Can batrachotoxins be detected in the harder integumentary parts (e.g. rhamphotheca, podotheca, claw)? It seems that researchers did not test this (probably because those parts are not palatable for predators), but is it unlikely that it could be detected in those parts?
. . . the others may or may not follow too.
I do hope that they follow.
Well, you say "p", then you say "i", then "t", then "o", then "h", then "u", and then "i".
With the non-English values for the vowels, obviously.
Originally described by DeVis in 1890 as Todopsis kowaldi
So why isn't it still known by that name? Did it get the Manospondylus gigas treatment?
@chris y: Apparently because it was decided not to fall into that genus. A Google search shows that Todopsis is an older genus than 1890; Alfred Russel Wallace named Todopsis grayi in "On Some New and Rare Birds From New Guinea", 1862, and referred to another species of it there (the link to the text is in my URL to avoid the scienceblogs spam filter).
Hi Darren,
What an excellent blog! I follow it since I found it some weeks ago!
Best,
Paco
"Originally described by [Charles Walter] DeVis" is for Australasian vertebrate taxonomy what "Once upon a time" is for fairy tales. A quite low proportion of his new species turn out not to be junior synonyms, nomina dubia or nomina nuda, and the retention index for his genera is even lower.
There was a classic takedown by G. A. Boulenger in the 1890s (quoted by Ingram 1990, which I can't now put my hand to), quite delicately worded (as befitted the times) but lamenting the fact that DeVis, despite his evident enthusiasm, was just not competent to identify animals. Then Boulenger retired from the BMNH in ~1905, and DeVis carried on at the Queensland Museum till 1915 or so, apparently unembarrassed and unconstrained. One of his preferred venues for publication was his pseudonymous column (as 'Thickthorn') in the Brisbane Courier Mail, which often anticipated more formal announcement of taxonomic results in Memoirs of the Queensland Museum.
His successor at the QM, Heber Longman, was also not formally trained in sciences (and also kept a newspaper column topped up) but (leaving aside his work on fossil snakes, which was not particularly helpful) did some important work that has not needed quite so much revision.
Vert Palaeo symposia held at the QM (one preceding the first CAVEPS, the other in that series) have been named after both DeVis (1987, first palaeo meeting I attended) and Longman (2003, missed it but slipped a paper into the proceedings).
Refs:
Ingram, Glen J. 1990. The works of Charles Walter de Vis, alias "Devis," alias " Thickthorn". Memoirs of the Queensland Museum 28(1):1-34.

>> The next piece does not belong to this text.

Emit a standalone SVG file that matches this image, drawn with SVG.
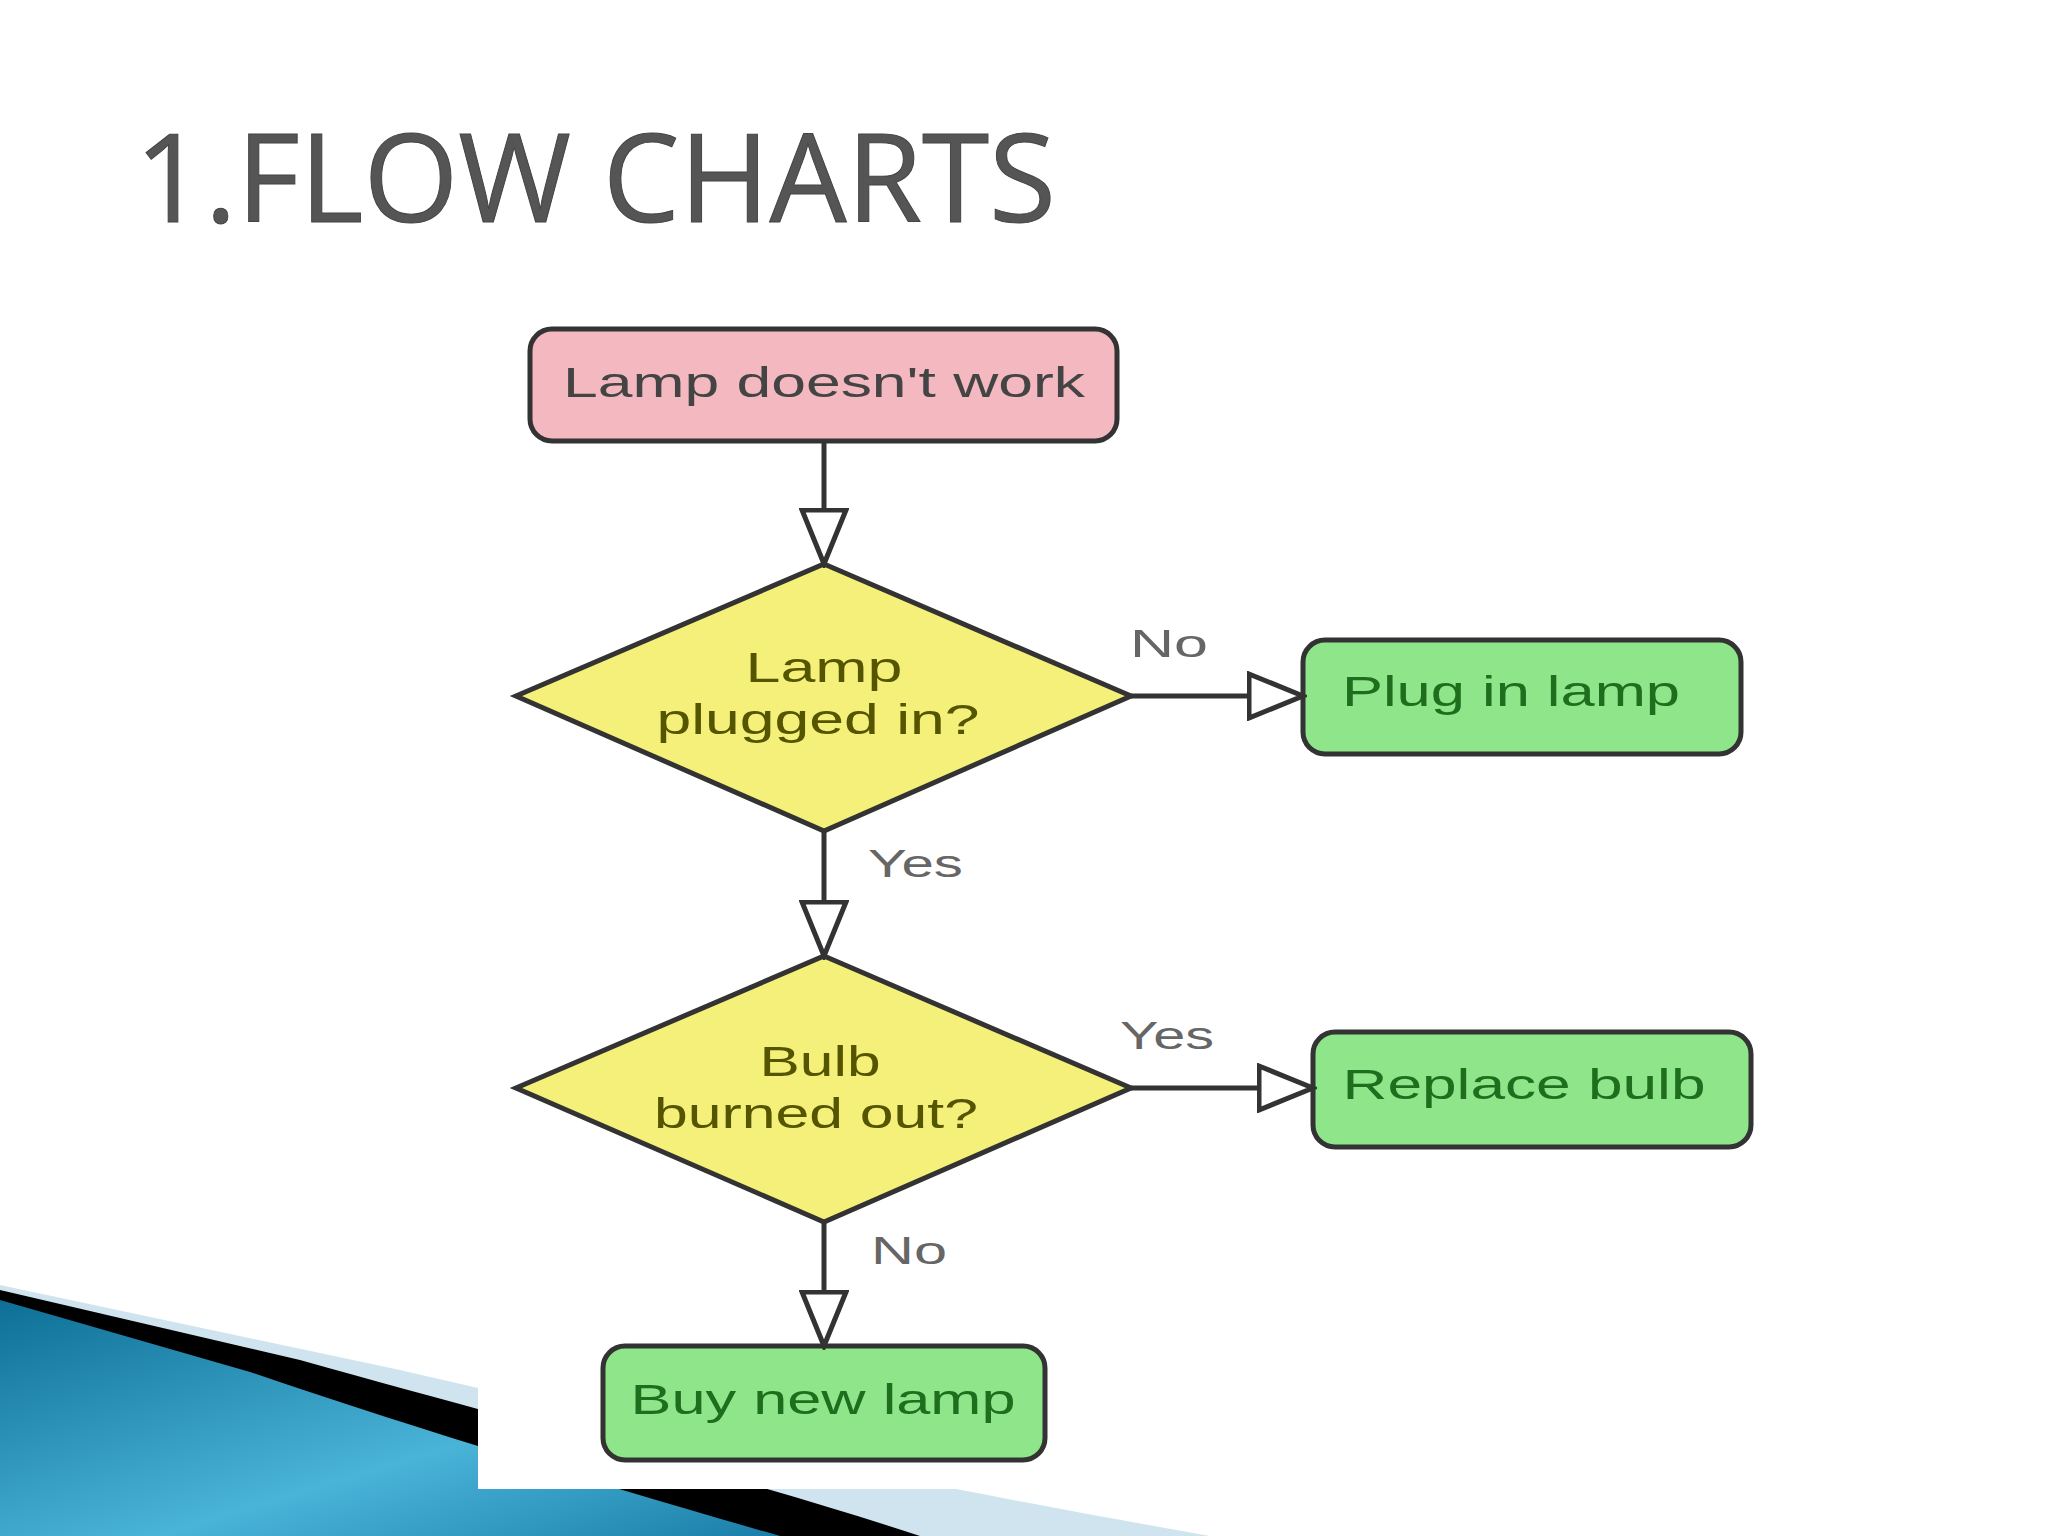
<svg xmlns="http://www.w3.org/2000/svg" width="2048" height="1536" viewBox="0 0 2048 1536">
<defs>
<linearGradient id="blue" x1="0" y1="0" x2="1" y2="1"><stop offset="0" stop-color="#0d6f96"/><stop offset="0.6" stop-color="#4ab3d8"/><stop offset="1" stop-color="#1a7fa8"/></linearGradient>
<marker id="tri" markerWidth="60" markerHeight="50" refX="56" refY="25" orient="auto" markerUnits="userSpaceOnUse"><path d="M2,3 L56,25 L2,47 Z" fill="#fff" stroke="#333" stroke-width="5"/></marker>
</defs>
<style>
.box{stroke:#333;stroke-width:5}
.t{font-family:"Liberation Sans",Arial,sans-serif;font-size:42px;text-anchor:middle}
.g{fill:#1e6e1e}
.y{fill:#555500}
.lbl{font-family:"Liberation Sans",Arial,sans-serif;font-size:38px;fill:#666}
.c{stroke:#333;stroke-width:5;fill:none}
</style>
<rect width="2048" height="1536" fill="#fff"/>
<path d="M0,1285 L400,1370 C700,1440 950,1490 1210,1536 H0 Z" fill="#cfe4ee"/>
<path d="M0,1290 L300,1360 C550,1430 750,1480 920,1536 H0 Z" fill="#000"/>
<path d="M0,1300 L250,1372 C450,1440 620,1490 780,1536 H0 Z" fill="url(#blue)"/>
<rect x="478" y="303" width="1300" height="1186" fill="#fff"/>
<text x="135" y="222" font-family="'Open Sans','Liberation Sans',sans-serif" font-size="122" fill="#555" stroke="#444" stroke-width="1">1.FLOW CHARTS</text>
<g id="n1"><rect class="box" x="530" y="329" width="587" height="112" rx="22" fill="#f4b8c0"/><text class="t" x="824" y="397" fill="#444" textLength="522" lengthAdjust="spacingAndGlyphs">Lamp doesn't work</text></g>
<g id="d1"><polygon class="box" points="824,564 1131,696 824,831 516,696" fill="#f4f07a"/><text class="t y" x="824" y="682" textLength="157" lengthAdjust="spacingAndGlyphs">Lamp</text><text class="t y" x="818" y="734" textLength="323" lengthAdjust="spacingAndGlyphs">plugged in?</text></g>
<g id="n2"><rect class="box" x="1303" y="640" width="438" height="114" rx="22" fill="#8ee58a"/><text class="t g" x="1511" y="706" textLength="338" lengthAdjust="spacingAndGlyphs">Plug in lamp</text></g>
<g id="d2"><polygon class="box" points="824,956 1131,1088 824,1222 516,1088" fill="#f4f07a"/><text class="t y" x="820" y="1076" textLength="121" lengthAdjust="spacingAndGlyphs">Bulb</text><text class="t y" x="816" y="1128" textLength="324" lengthAdjust="spacingAndGlyphs">burned out?</text></g>
<g id="n3"><rect class="box" x="1313" y="1032" width="438" height="115" rx="22" fill="#8ee58a"/><text class="t g" x="1524" y="1099" textLength="363" lengthAdjust="spacingAndGlyphs">Replace bulb</text></g>
<g id="n4"><rect class="box" x="603" y="1346" width="442" height="114" rx="22" fill="#8ee58a"/><text class="t g" x="823" y="1414" textLength="385" lengthAdjust="spacingAndGlyphs">Buy new lamp</text></g>
<g id="connectors">
<line class="c" x1="824" y1="441" x2="824" y2="564" marker-end="url(#tri)"/>
<line class="c" x1="1131" y1="696" x2="1303" y2="696" marker-end="url(#tri)"/>
<line class="c" x1="824" y1="831" x2="824" y2="956" marker-end="url(#tri)"/>
<line class="c" x1="1131" y1="1088" x2="1313" y2="1088" marker-end="url(#tri)"/>
<line class="c" x1="824" y1="1222" x2="824" y2="1346" marker-end="url(#tri)"/>
<text class="lbl" x="1130" y="657" textLength="78" lengthAdjust="spacingAndGlyphs">No</text>
<text class="lbl" x="868" y="877" textLength="95" lengthAdjust="spacingAndGlyphs">Yes</text>
<text class="lbl" x="1120" y="1049" textLength="94" lengthAdjust="spacingAndGlyphs">Yes</text>
<text class="lbl" x="871" y="1264" textLength="76" lengthAdjust="spacingAndGlyphs">No</text>
</g>
</svg>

Turner, S. 2005. Heber Albert Longman (1880-1954), Queensland Museum scientist: a new bibliography. Memoirs of the Queensland Museum 51(1):237-257.
John:
I've seen his name spelled "Devis", "DeVis", "De Vis" and "de Vis". Using a pseudonym probably seemed like an attractive option to him ...
I've known about the Pitohui since 1993, but this one was brought to my attention in 2001.
I was like, 9 in 1993, at least that was before Pokemon.